We drove down for the liver biopsy last night, checked into a hotel a block from the hospital, and went out for a nice supper. The surgeon told us last week there were a number of new spots on Bobbi’s liver and the biopsy would provide us whether or not there’d even be a surgery. Showed up on time, she was prepped, blood taken, and we waited for the procedure to be done. Thinking positive the whole time but preparing ourselves for grim news.
We weren’t expecting a Christmas miracle, if Twisty isn’t just hiding in some small cell we’d be lucky. There wasn’t a spot to be seen. Strange. She moved into different positions on the CT and still nothing. A different hospital than the first imaging was done. All week long Bobbi has lived with the thoughts that her cancer has spread. Trying to stay positive but even the surgeon, going on the films they had, thought it had spread. When they said there was nothing to biopsy we about ran out of the hospital. I wondered if the beast is watching in the shadow. Damn thing.
Don’t know how, why, or anything in why one place said there was and then another saying all was good. Elated for the good news but also a bit angry that she, and the whole family, had to spend the last eight days mentally preparing for the worst news possible. It was fighting Twisty and having it suddenly becoming a dozen of them. I don’t trust this monster. It makes a horror show mage in Hollywood boring. It’s the stranger in the dark.
We’re unsure what the next step will be. Calls have been made and we’re thinking the original planned Whipple surgery will be next. Get the tumor out of her pancreas and follow it up with 4 months of chemo. Knew it was too early to step out of the batters box. Knew we had to stay and think positive, which we did, but things certainly didn’t look good. Onward with this battle, there will be no rest until Twisty has been destroyed. It’s still inside her and it’s shown to be crafty and deceiving. It felt like Bobbi was walking the Green Mile, going to be strapped into the electric chair, and the phone ringing at the last 5 seconds before the switch was flicked given a full pardon. Each day dreading waking up because it was the first thing on both our minds.

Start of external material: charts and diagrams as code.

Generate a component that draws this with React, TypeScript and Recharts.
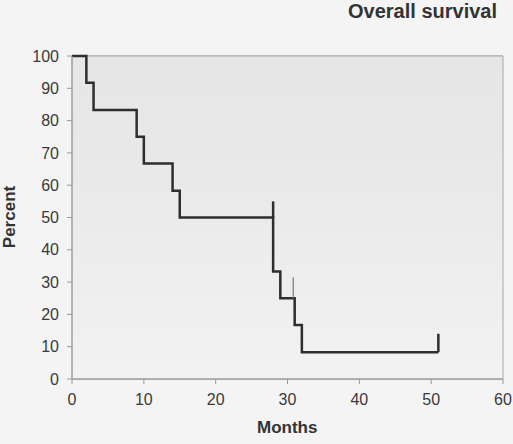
import React from 'react';
import {
    LineChart,
    Line,
    XAxis,
    YAxis,
    CartesianGrid,
    ReferenceArea
} from 'recharts';

// Kaplan-Meier steps: month where the survival changes, percent from there on
const months = [0, 2, 3, 9, 10, 14, 15, 28, 29, 31, 32, 51];
const percent = [100, 91.7, 83.3, 75, 66.7, 58.3, 50, 33.3, 25, 16.7, 8.3, 8.3];

// censor marks: month, bottom and top of the tick
const censorMonths = [28, 30.8, 51];
const censorLow = [50, 25, 8.3];
const censorHigh = [55, 31.5, 14];

const xTicks = [0, 10, 20, 30, 40, 50, 60];
const yTicks = [0, 10, 20, 30, 40, 50, 60, 70, 80, 90, 100];

const curve = months.map((m, i) => ({ x: m, y: percent[i] }));
const censors = censorMonths.map((m, i) => [
    { x: m, y: censorLow[i] },
    { x: m, y: censorHigh[i] }
]);

const FONT = 'Arial, "Liberation Sans", sans-serif';
const tickStyle = { fontSize: 16, fill: '#3a3a3a', fontFamily: FONT };

export default function App() {
    return (
        <div style={{ position: 'absolute', left: 0, top: 0, width: 513, height: 444, background: '#f4f4f4', fontFamily: FONT }}>
            <div style={{ position: 'absolute', right: 16, top: 0, fontSize: 20, fontWeight: 'bold', color: '#333', whiteSpace: 'nowrap' }}>
                Overall survival
            </div>
            <div style={{ position: 'absolute', left: 257, top: 418, fontSize: 17, fontWeight: 'bold', color: '#333' }}>
                Months
            </div>
            <div
                style={{
                    position: 'absolute',
                    left: 10,
                    top: 217,
                    fontSize: 17,
                    fontWeight: 'bold',
                    color: '#333',
                    transform: 'translate(-50%, -50%) rotate(-90deg)'
                }}
            >
                Percent
            </div>
            <LineChart
                width={513}
                height={444}
                margin={{ top: 56, right: 10, left: 0, bottom: 35 }}
                style={{ position: 'absolute', left: 0, top: 0 }}
            >
                <defs>
                    <linearGradient id="plotBg" x1="0" y1="0" x2="0" y2="1">
                        <stop offset="0%" stopColor="#e6e6e6" />
                        <stop offset="30%" stopColor="#e8e8e8" />
                        <stop offset="100%" stopColor="#f2f2f2" />
                    </linearGradient>
                </defs>
                <ReferenceArea x1={0} x2={60} y1={0} y2={100} fill="url(#plotBg)" fillOpacity={1} stroke="#a8a8a8" strokeWidth={1} />
                <CartesianGrid vertical={false} stroke="#a5a5a5" strokeWidth={1} />
                <XAxis
                    type="number"
                    dataKey="x"
                    domain={[0, 60]}
                    ticks={xTicks}
                    allowDataOverflow
                    height={30}
                    tick={tickStyle}
                    tickSize={5}
                    tickMargin={10}
                    stroke="#999"
                />
                <YAxis
                    type="number"
                    dataKey="y"
                    domain={[0, 100]}
                    ticks={yTicks}
                    width={72}
                    tick={tickStyle}
                    tickSize={5}
                    tickMargin={8}
                    stroke="#999"
                />
                <Line
                    data={curve}
                    dataKey="y"
                    type="stepAfter"
                    stroke="#2e2e2e"
                    strokeWidth={2.5}
                    dot={false}
                    isAnimationActive={false}
                />
                {censors.map((seg, i) => (
                    <Line
                        key={`censor-${i}`}
                        data={seg}
                        dataKey="y"
                        type="linear"
                        stroke={i === 1 ? '#777' : '#2e2e2e'}
                        strokeWidth={i === 1 ? 1.2 : 2.5}
                        dot={false}
                        isAnimationActive={false}
                    />
                ))}
            </LineChart>
        </div>
    );
}
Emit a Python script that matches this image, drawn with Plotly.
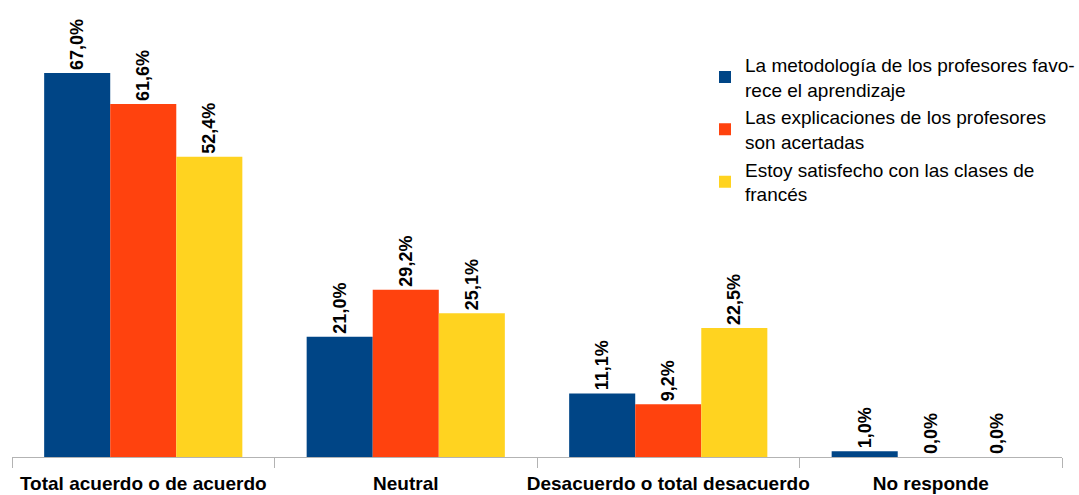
import plotly.graph_objects as go

categories = ["Total acuerdo o de acuerdo", "Neutral", "Desacuerdo o total desacuerdo", "No responde"]

serie_metodologia = [67.0, 21.0, 11.1, 1.0]
serie_explicaciones = [61.6, 29.2, 9.2, 0.0]
serie_satisfecho = [52.4, 25.1, 22.5, 0.0]

series_names = [
    "La metodología de los profesores favo-<br>rece el aprendizaje",
    "Las explicaciones de los profesores<br>son acertadas",
    "Estoy satisfecho con las clases de<br>francés",
]
colors = ["#004586", "#ff420e", "#ffd320"]

fig = go.Figure()
for name, values, color in zip(series_names, [serie_metodologia, serie_explicaciones, serie_satisfecho], colors):
    fig.add_trace(go.Bar(
        x=categories,
        y=values,
        name=name,
        marker=dict(color=color, line=dict(width=0)),
        texttemplate="%{y:.1f}%",
        textposition="outside",
        textangle=-90,
        cliponaxis=False,
        textfont=dict(family="Liberation Sans", size=18, color="#000000", weight="bold"),
    ))

fig.update_layout(
    width=1079,
    height=495,
    separators=",.",
    barmode="group",
    bargap=0.245,
    bargroupgap=0,
    plot_bgcolor="white",
    paper_bgcolor="white",
    margin=dict(l=12, r=17, t=0, b=38, autoexpand=False),
    font=dict(family="Liberation Sans", size=19, color="#000000"),
    legend=dict(
        x=0.660,
        y=0.90,
        xanchor="left",
        yanchor="top",
        bgcolor="rgba(0,0,0,0)",
        font=dict(family="Liberation Sans", size=19, color="#000000"),
        itemwidth=30,
        tracegroupgap=0,
    ),
    xaxis=dict(
        showline=True,
        linecolor="#b3b3b3",
        linewidth=1,
        ticks="outside",
        tickson="boundaries",
        ticklen=10,
        tickcolor="#b3b3b3",
        tickangle=0,
        ticklabelstandoff=9,
        automargin=False,
        tickfont=dict(family="Liberation Sans", size=19, color="#000000", weight="bold"),
        showgrid=False,
        zeroline=False,
    ),
    yaxis=dict(
        range=[0, 79.74],
        visible=False,
        showgrid=False,
        zeroline=False,
    ),
)

fig.write_html("out.html")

The “You are Loved” party in Wisconsin took place and really brought a smile to Bobbi’s heart! Was so happy to see her having fun talking with so many. It was so good to see her laugh and smile, even in the midst of unsureness in severity. We FaceTimed with everyone and seeing people dancing and wishing her well, missing and loving her, can’t be described in words. Now with this good news she is riding a well deserved wave of happiness. Yes, a major surgery isn’t a great thing thing to look forward to, but knowing that she’s still in the fight is a blessing. Thank you to everyone who took part in this, as well as the support and prayers of others across the globe. It has become a global support. People we’ve never met in person, from Wales, England, Italy, Mexico, and new blogging friends here have been unbelievable. Never imagined that so many would take the time to lend their support, recommendations in getting second opinions, prayers, gifts, all of it! I look back on how we dealt with this last week, look at the goofy video made doing the coneheads skit on the last post, and I’m more convinced than ever that positive thoughts and energy make a huge difference in today and the reality each day brings. There will undoubtedly be more fastballs coming. Not today so will embrace it. She WILL beat this. There is fear but no compromises. It will and hasn’t effected our celebration of Christmas. It’s wanted to! The mental anguish has been the toughest it’s ever been this last week. One I wasn’t sure I’d personally be able to endure physically. But just when your at the edge and brink of despair there is always hope. A simple for letter word that now has so many meanings.
Thank you for the read. Very much appreciated. We couldn’t have the attitude we have without it. Never give up! Pick up the bat no matter how heavy it may seem or how bad the last pitch hurt smashing you in the head and swing away. We all have this ability. May not feel like it at times, but when push comes to shove we learn things about ourselves we never knew existed. Until the next writings please embrace today and try to find the good in it. Hard to do when physical pain wants to be boss. All of us are human and will have these times. Hard to put one foot in front of the other while our bodies and thoughts are saying no more.
There really is no description in believing, even being told, that the cancer has spread to there not being a single spot. The doctor said it might have been inflammation from her first bile stent becoming dislodged. Not going to lift our foot off Twisty’s neck, it’s going down! Going to continue to think positive, make goofy videos, and move forward. When dealing with cancer it’s rare to get good news. It certainly was a relief to learn this good news in the midst of this battle.
UPDATE 12/14/17 – Plans now, after several phone calls between Petoskey and Grand Rapids this morning, is to have 2 more months of chemotherapy and then another scan to see if spots reappear. They’re being cautious and before they do the Whipple procedure. Which makes sense yet knowing the tumor in her pancreas is still there is naturally worrisome. It is what it is and all the worry in the world won’t change anything. We’ll continue to take things day to day and keep swinging at the pitches. Waiting now to see when the chemotherapy will resume. It’s not a set back. Feels like one, because their not really “sure” and I expect things to be in black and white with no in between. All I can do is be supportive and remain strong for her.